Friday, 25 March 2016
A Good Friday tradition: The Widow's Son
Nine years ago, I heard about a pub in the East End that kept a wonderful tradition every Good Friday. A hot cross bun would be added to a collection of hot cross buns that had grown each year. This tradition started after a woman, whose son had left home to be a sailor, baked a hot cross bun in preparation for his return. He never returned home, but she never lost hope, and continued to bake a bun for him each year.
So my friends and their six-month-old baby went to The Widow's Son in Bromley-by-Bow, and sat in the beer garden on a Good Friday as beautiful and sunny as today's. When it was time for a sailor to add a new bun to the net of old buns (most of which, heartbreakingly, had been destroyed in a fire), we went over but found it hard to get decent photos, being so far back. So here's one, which I took before we left. And the sign outside the pub.
There's a lovely post here, with some much better photos - the blogger spoke to some of the people who have been involved in the tradition.
As for me, I just love the continuing bond of the mother and her son, which is still being honoured now, long after both have died. I think it's beautiful testament to the strength of love, and the need to express sadness and hope and all of the other feelings that come up weeks, months, years, decades after a bereavement.
Looking at the photos now reminds me of a couple of things I saw in Liverpool last October: an exhibition at the Museum of Liverpool on women and poppies, which included a talk about white poppies. These were originally worn by women whose sons had died in the war.
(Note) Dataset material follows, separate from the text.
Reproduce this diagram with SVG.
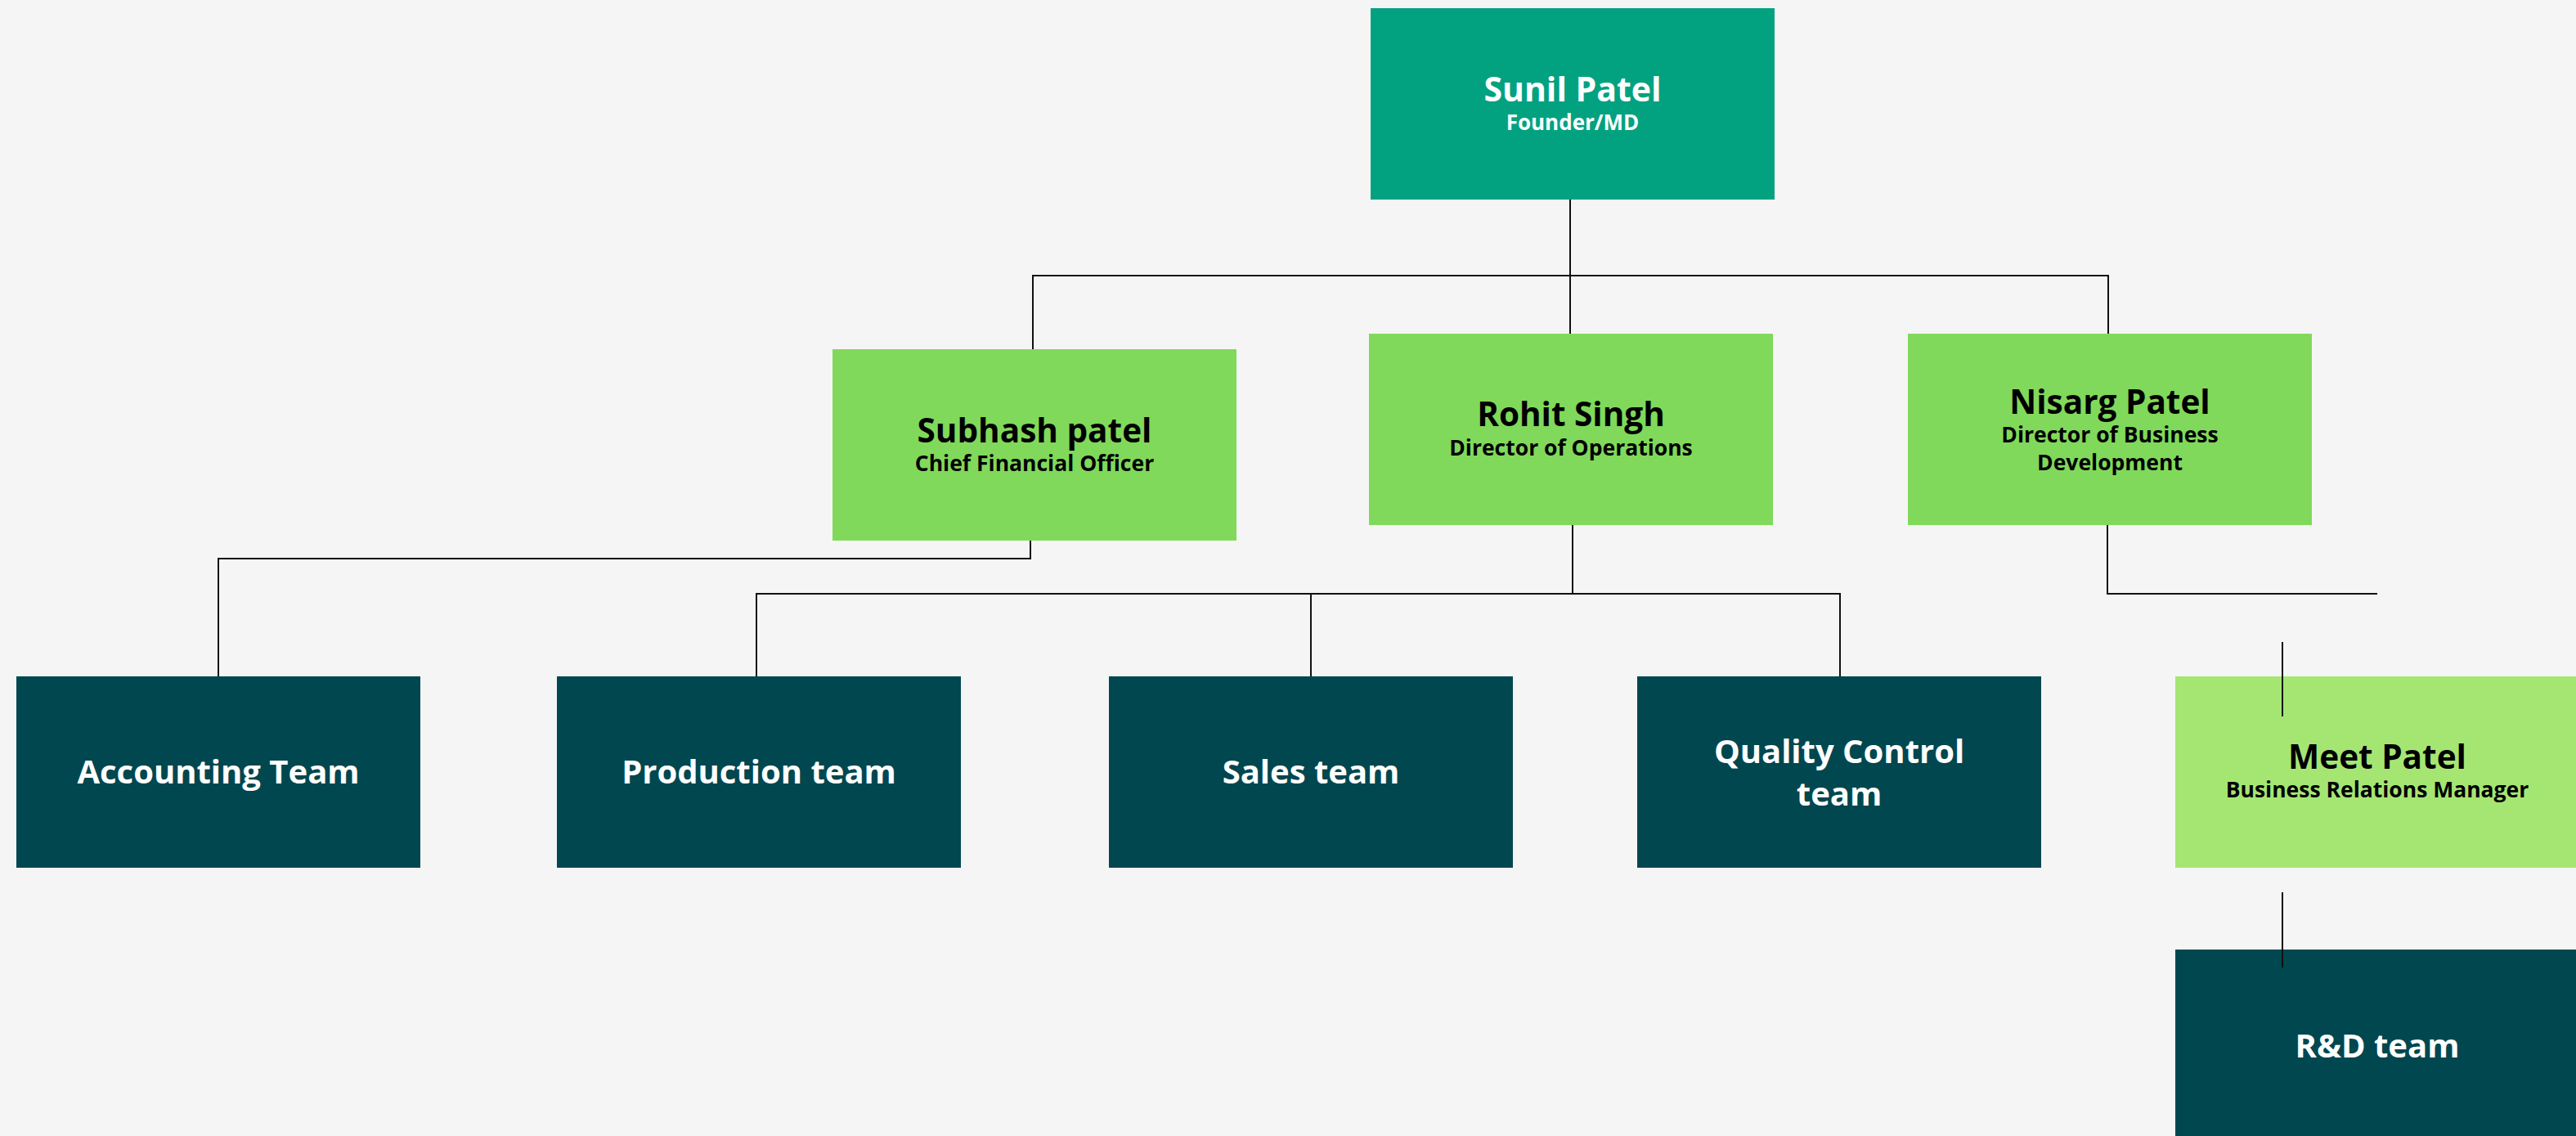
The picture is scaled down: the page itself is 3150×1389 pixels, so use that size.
<svg xmlns="http://www.w3.org/2000/svg" width="3150" height="1389" viewBox="0 0 3150 1389">
<style>
.bg{fill:#F5F5F5}
.top{fill:#02A281}
.dir{fill:#80D95A}
.mgr{fill:#A5E673}
.team{fill:#004750}
text{font-family:"Open Sans","Noto Sans","DejaVu Sans",sans-serif;text-anchor:middle;font-weight:700}
.nm{font-size:40.5px;fill:#000}
.tt{font-size:26.5px;fill:#000}
.nmw{font-size:41px;fill:#fff}
.ttw{font-size:26px;fill:#fff}
.tm{font-size:40px;fill:#fff}
.ln{fill:none;stroke:#111;stroke-width:2}
</style>
<rect class="bg" x="0" y="0" width="3150" height="1389"/>
<g id="sunil"><rect class="top" x="1676" y="10" width="494" height="234"/><text class="nmw" x="1923" y="124">Sunil Patel</text><text class="ttw" x="1923" y="159">Founder/MD</text></g>
<g id="subhash"><rect class="dir" x="1018" y="427" width="494" height="234"/><text class="nm" x="1265" y="541">Subhash patel</text><text class="tt" x="1265" y="576">Chief Financial Officer</text></g>
<g id="rohit"><rect class="dir" x="1674" y="408" width="494" height="234"/><text class="nm" x="1921" y="521">Rohit Singh</text><text class="tt" x="1921" y="557">Director of Operations</text></g>
<g id="nisarg"><rect class="dir" x="2333" y="408" width="494" height="234"/><text class="nm" x="2580" y="506">Nisarg Patel</text><text class="tt" x="2580" y="541">Director of Business</text><text class="tt" x="2580" y="575">Development</text></g>
<g id="accounting"><rect class="team" x="20" y="827" width="494" height="234"/><text class="tm" x="267" y="958">Accounting Team</text></g>
<g id="production"><rect class="team" x="681" y="827" width="494" height="234"/><text class="tm" x="928" y="958">Production team</text></g>
<g id="sales"><rect class="team" x="1356" y="827" width="494" height="234"/><text class="tm" x="1603" y="958">Sales team</text></g>
<g id="quality"><rect class="team" x="2002" y="827" width="494" height="234"/><text class="tm" x="2249" y="933">Quality Control</text><text class="tm" x="2249" y="985">team</text></g>
<g id="meet"><rect class="mgr" x="2660" y="827" width="494" height="234"/><text class="nm" x="2907" y="940">Meet Patel</text><text class="tt" x="2907" y="975">Business Relations Manager</text></g>
<g id="rnd"><rect class="team" x="2660" y="1161" width="494" height="234"/><text class="tm" x="2907" y="1293">R&amp;D team</text></g>
<g id="connectors">
<path class="ln" d="M1920 244V408"/>
<path class="ln" d="M1263 427V337H2578V408"/>
<path class="ln" d="M1260 661V683H267V827"/>
<path class="ln" d="M1923 642V726H925V827"/>
<path class="ln" d="M1603 726V827"/>
<path class="ln" d="M1923 726H2250V827"/>
<path class="ln" d="M2577 642V726H2907"/>
<path class="ln" d="M2791 785V876"/>
<path class="ln" d="M2791 1091V1183"/>
</g>
</svg>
However, they were criticised for wearing white poppies instead of red, even though they were expressing their own, very personal loss.
It also made me think of Tracey Emin's neon artwork which hangs in the gothic cathedral on Liverpool's Hope Street. I first saw it there when I visited Liverpool in 2010, and I was relieved to see it was still there last year. It could be read in so many different ways, and I think that's one of the loveliest things about art: that very personal, emotional connection we might have with some pieces.